The army deployed troops in the areas in a bid to intervene, but they were forced to pull out after coming under attack and suffering casualties.

Lebanese Prime Minister Najib Mikati appealed to both sides to end the "absurd battle".

"We have repeatedly warned against being drawn into this blaze that has spread around Lebanon," he said, speaking of the conflict in neighbouring Syria.

Mr Mikati also urged Tripoli residents "not to allow anyone to transform you into ammunition for someone else's war", and warned that the security forces had been told to "bring the situation under control, to prohibit any armed presence and to arrest those responsible".

Later, political and religious leaders in Bab al-Tabbana and Jabal Muhsin agreed to implement a ceasefire.

By late afternoon, a fragile calm had descended on the area, although sporadic sniper fire continued, the BBC's Barbara Plett reports from Tripoli.

Sectarian faultline

Tripoli, a city of nearly 200,000 people and Lebanon's second largest, is one of the country's most volatile sectarian faultlines, with a small Alawite community living in the midst of a Sunni majority.

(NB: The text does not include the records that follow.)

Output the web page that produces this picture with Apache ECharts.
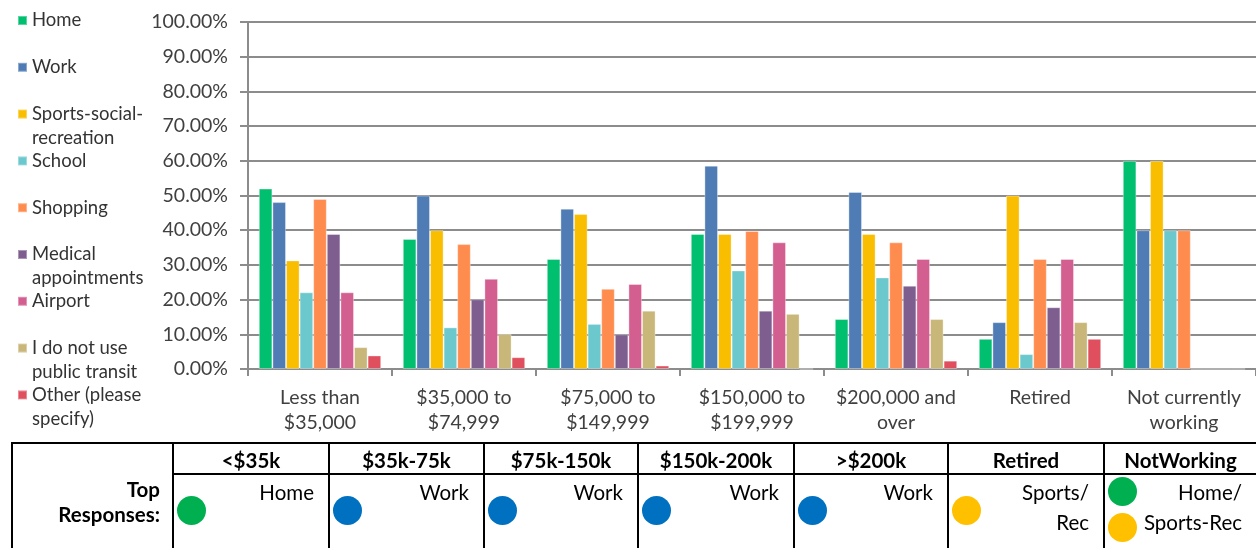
<!DOCTYPE html>
<html>
<head>
<meta charset="utf-8">
<script src="https://cdn.jsdelivr.net/npm/echarts@6/dist/echarts.min.js"></script>
<style>
  html, body { margin: 0; padding: 0; background: #fff; }
  #wrap { position: relative; width: 1256px; height: 548px; overflow: hidden; font-family: Lato, "Open Sans", sans-serif; }
  #chart { position: absolute; left: 0; top: 0; width: 1256px; height: 548px; }
  .hline, .vline { position: absolute; background: #000; }
  .head { position: absolute; top: 444px; height: 31px; line-height: 33px; text-align: center; font-weight: bold; font-size: 20.5px; color: #000; }
  .cell { position: absolute; top: 477px; text-align: right; font-size: 20.5px; line-height: 30px; color: #000; }
  .dot { position: absolute; width: 29px; height: 29px; border-radius: 50%; }
  .rowlabel { position: absolute; left: 0; width: 160px; top: 477px; text-align: right; font-weight: bold; font-size: 20.5px; line-height: 25px; color: #000; }
</style>
</head>
<body>
<div id="wrap">
  <div id="chart"></div>
  <div id="table"></div>
</div>
<script>
const categories = ["Less than\n$35,000", "$35,000 to\n$74,999", "$75,000 to\n$149,999", "$150,000 to\n$199,999", "$200,000 and\nover", "Retired", "Not currently\nworking"];
const seriesNames = ["Home", "Work", "Sports-social-recreation", "School", "Shopping", "Medical appointments", "Airport", "I do not use public transit", "Other (please specify)"];
const legendLabels = ["Home", "Work", "Sports-social-\nrecreation", "School", "Shopping", "Medical\nappointments", "Airport", "I do not use\npublic transit", "Other (please\nspecify)"];
const seriesColors = ["#00bf6f", "#507cb6", "#f9be00", "#6bc8cd", "#ff8c4f", "#7d5e8f", "#d35e90", "#c9b77a", "#df4f5e"];

// percent of respondents, one array per destination, in category order
const home     = [52.0, 37.5, 31.7, 38.9, 14.4, 8.7, 60.0];
const work     = [48.1, 50.0, 46.2, 58.6, 51.0, 13.5, 40.0];
const sports   = [31.3, 40.0, 44.7, 38.9, 38.9, 50.0, 60.0];
const school   = [22.1, 12.0, 13.0, 28.4, 26.4, 4.3, 40.0];
const shopping = [49.0, 36.0, 23.1, 39.8, 36.5, 31.7, 40.0];
const medical  = [38.9, 20.1, 10.0, 16.8, 24.0, 17.8, 0];
const airport  = [22.1, 26.0, 24.5, 36.5, 31.7, 31.7, 0];
const noTransit = [6.3, 10.1, 16.8, 15.9, 14.4, 13.5, 0];
const other    = [3.9, 3.4, 1.0, 0, 2.4, 8.7, 0];
const seriesData = [home, work, sports, school, shopping, medical, airport, noTransit, other];

// summary table under the chart
const tableHeads = ["<$35k", "$35k-75k", "$75k-150k", "$150k-200k", ">$200k", "Retired", "NotWorking"];
const topResponses = ["Home", "Work", "Work", "Work", "Work", "Sports/\nRec", "Home/\nSports-Rec"];
const topDots = [["#00b050"], ["#0070c0"], ["#0070c0"], ["#0070c0"], ["#0070c0"], ["#ffc000"], ["#00b050", "#ffc000"]];

const FONT = "Lato";
const TEXT = "#404040";

const legendLineY = 20.5;
const legendStep = 46.8;
const legendLineH = 24;

const chart = echarts.init(document.getElementById("chart"));

// one legend per item so that two-line names keep the marker on the first line
const legends = seriesNames.map((name, i) => {
  const multi = legendLabels[i].includes("\n");
  const centerY = legendLineY + i * legendStep;
  return {
    data: [name],
    orient: "vertical",
    left: 17,
    top: multi ? centerY - legendLineH * 1.5 : centerY - legendLineH / 2,
    padding: 0,
    icon: "rect",
    itemWidth: 9,
    itemHeight: 9,
    selectedMode: false,
    formatter: () => (multi ? "\u00a0\n" : "") + legendLabels[i],
    textStyle: {
      fontFamily: FONT,
      fontSize: 18.5,
      color: "#333",
      lineHeight: legendLineH,
    },
  };
});

chart.setOption({
  animation: false,
  legend: legends,
  grid: { left: 248, right: 0, top: 22, bottom: 179, containLabel: false },
  xAxis: {
    type: "category",
    data: categories,
    axisLine: { lineStyle: { color: "#8c8c8c", width: 2 } },
    axisTick: { show: true, length: 7, lineStyle: { color: "#8c8c8c", width: 2 } },
    axisLabel: { fontFamily: FONT, fontSize: 19.5, color: TEXT, lineHeight: 25, margin: 16, interval: 0 },
  },
  yAxis: {
    type: "value",
    min: 0,
    max: 100,
    interval: 10,
    axisLine: { show: true, lineStyle: { color: "#8c8c8c", width: 2 } },
    axisTick: { show: true, length: 8, lineStyle: { color: "#8c8c8c", width: 2 } },
    splitLine: { lineStyle: { color: "#8c8c8c", width: 2 } },
    axisLabel: {
      fontFamily: FONT,
      fontSize: 19.5,
      color: TEXT,
      margin: 20,
      formatter: (v) => v.toFixed(2) + "%",
    },
  },
  series: seriesNames.map((name, i) => ({
    name,
    type: "bar",
    data: seriesData[i],
    barGap: "0%",
    barCategoryGap: "15%",
    itemStyle: { color: seriesColors[i], borderColor: "rgba(255,255,255,0.35)", borderWidth: 1 },
  })),
});

// table of top responses
const table = document.getElementById("table");
const colX = [172, 328, 483, 637, 793, 947, 1103, 1256];
function add(cls, style, html) {
  const d = document.createElement("div");
  d.className = cls;
  Object.assign(d.style, style);
  if (html != null) d.innerHTML = html;
  table.appendChild(d);
  return d;
}
add("hline", { left: "11px", top: "442px", width: "1245px", height: "2px" });
add("hline", { left: "172px", top: "473px", width: "1084px", height: "2px" });
add("vline", { left: "11px", top: "442px", width: "2px", height: "106px" });
colX.slice(0, 7).forEach((x) => add("vline", { left: x + "px", top: "442px", width: "2px", height: "106px" }));
add("rowlabel", {}, "Top<br>Responses:");
tableHeads.forEach((h, i) => {
  const l = colX[i] + 2, w = colX[i + 1] - colX[i] - 2;
  add("head", { left: l + "px", width: w + "px" }, h.replace("<", "&lt;").replace(">", "&gt;"));
  add("cell", { left: l + "px", width: (w - 14) + "px" }, topResponses[i].replace("\n", "<br>"));
  const dots = topDots[i];
  dots.forEach((c, k) => {
    const cy = dots.length > 1 ? 491 + k * 36 : 510;
    add("dot", { left: (colX[i] + 5) + "px", top: (cy - 14.5) + "px", background: c });
  });
});
</script>
</body>
</html>
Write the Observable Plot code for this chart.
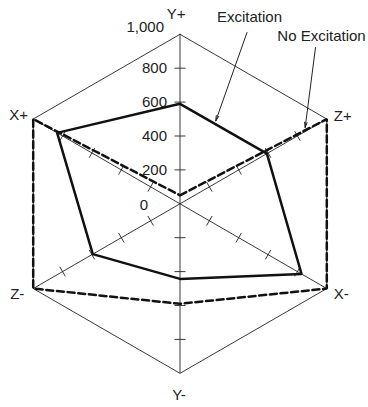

Empty street in Tripoli, Lebanon (22 August 2012) Local leaders urged the army to increase its presence in Tripoli to prevent further violence

Violence has flared several times, including in early June when 15 people were killed, but locals say the last two days of clashes have been particularly intense. One witness said heavier weapons were being used, and over a larger area than normal.

Our correspondent says government policy has been to try to disassociate the country from the Syrian crisis, amid concern that it might re-ignite the divisions that fuelled Lebanon's own 15-year civil war.

But the more sectarian the violence becomes in Syria, the harder it is to prevent it from seeping across the border, she adds.

Syria was the dominant foreign power in Lebanon for some 30 years and attitudes to the conflict which erupted there last year colour Lebanese politics beyond Tripoli.

Last week, a Lebanese Shia Muslim clan kidnapped dozens of Sunnis in retaliation for the abduction of a Lebanese Shia man by rebels in Syria.

The rebels had accused the man, Hassan Mekdad, of being a member of the powerful Shia Islamist movement, Hezbollah, who had entered the country to fight for the government. However, Hezbollah has denied any connection with the clan member or the kidnappings.